| Task to carry out |
Return the data exactly, with all pictures removed.

>> start Data section

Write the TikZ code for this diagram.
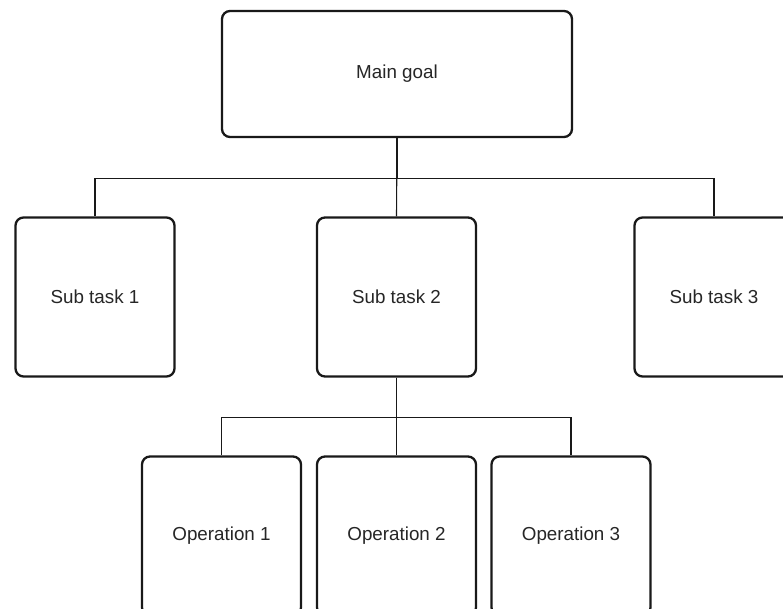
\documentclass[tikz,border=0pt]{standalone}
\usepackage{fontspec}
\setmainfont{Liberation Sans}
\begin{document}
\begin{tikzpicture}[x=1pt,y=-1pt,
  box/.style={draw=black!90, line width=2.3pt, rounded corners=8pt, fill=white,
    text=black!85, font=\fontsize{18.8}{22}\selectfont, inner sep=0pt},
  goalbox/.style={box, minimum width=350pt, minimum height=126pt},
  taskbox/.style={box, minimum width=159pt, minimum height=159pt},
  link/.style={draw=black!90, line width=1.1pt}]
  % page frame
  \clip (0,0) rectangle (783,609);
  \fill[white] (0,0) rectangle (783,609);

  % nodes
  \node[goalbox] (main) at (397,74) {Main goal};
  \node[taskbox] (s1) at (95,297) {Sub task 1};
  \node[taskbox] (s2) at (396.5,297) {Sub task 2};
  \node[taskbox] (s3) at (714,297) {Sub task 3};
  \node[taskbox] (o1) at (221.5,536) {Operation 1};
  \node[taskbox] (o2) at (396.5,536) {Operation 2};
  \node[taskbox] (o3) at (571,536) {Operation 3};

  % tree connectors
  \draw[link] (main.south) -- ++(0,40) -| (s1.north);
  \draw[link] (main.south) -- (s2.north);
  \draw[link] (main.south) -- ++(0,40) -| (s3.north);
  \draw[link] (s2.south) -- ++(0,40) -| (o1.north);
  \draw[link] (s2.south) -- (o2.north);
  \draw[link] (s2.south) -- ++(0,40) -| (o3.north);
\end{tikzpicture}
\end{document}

>> end Data section

| Finished task |
Write the TikZ code for this diagram.
\documentclass[tikz,border=0pt]{standalone}
\usepackage{fontspec}
\setmainfont{Liberation Sans}
\begin{document}
\begin{tikzpicture}[x=1pt,y=-1pt,
  box/.style={draw=black!90, line width=2.3pt, rounded corners=8pt, fill=white,
    text=black!85, font=\fontsize{18.8}{22}\selectfont, inner sep=0pt},
  goalbox/.style={box, minimum width=350pt, minimum height=126pt},
  taskbox/.style={box, minimum width=159pt, minimum height=159pt},
  link/.style={draw=black!90, line width=1.1pt}]
  % page frame
  \clip (0,0) rectangle (783,609);
  \fill[white] (0,0) rectangle (783,609);

  % nodes
  \node[goalbox] (main) at (397,74) {Main goal};
  \node[taskbox] (s1) at (95,297) {Sub task 1};
  \node[taskbox] (s2) at (396.5,297) {Sub task 2};
  \node[taskbox] (s3) at (714,297) {Sub task 3};
  \node[taskbox] (o1) at (221.5,536) {Operation 1};
  \node[taskbox] (o2) at (396.5,536) {Operation 2};
  \node[taskbox] (o3) at (571,536) {Operation 3};

  % tree connectors
  \draw[link] (main.south) -- ++(0,40) -| (s1.north);
  \draw[link] (main.south) -- (s2.north);
  \draw[link] (main.south) -- ++(0,40) -| (s3.north);
  \draw[link] (s2.south) -- ++(0,40) -| (o1.north);
  \draw[link] (s2.south) -- (o2.north);
  \draw[link] (s2.south) -- ++(0,40) -| (o3.north);
\end{tikzpicture}
\end{document}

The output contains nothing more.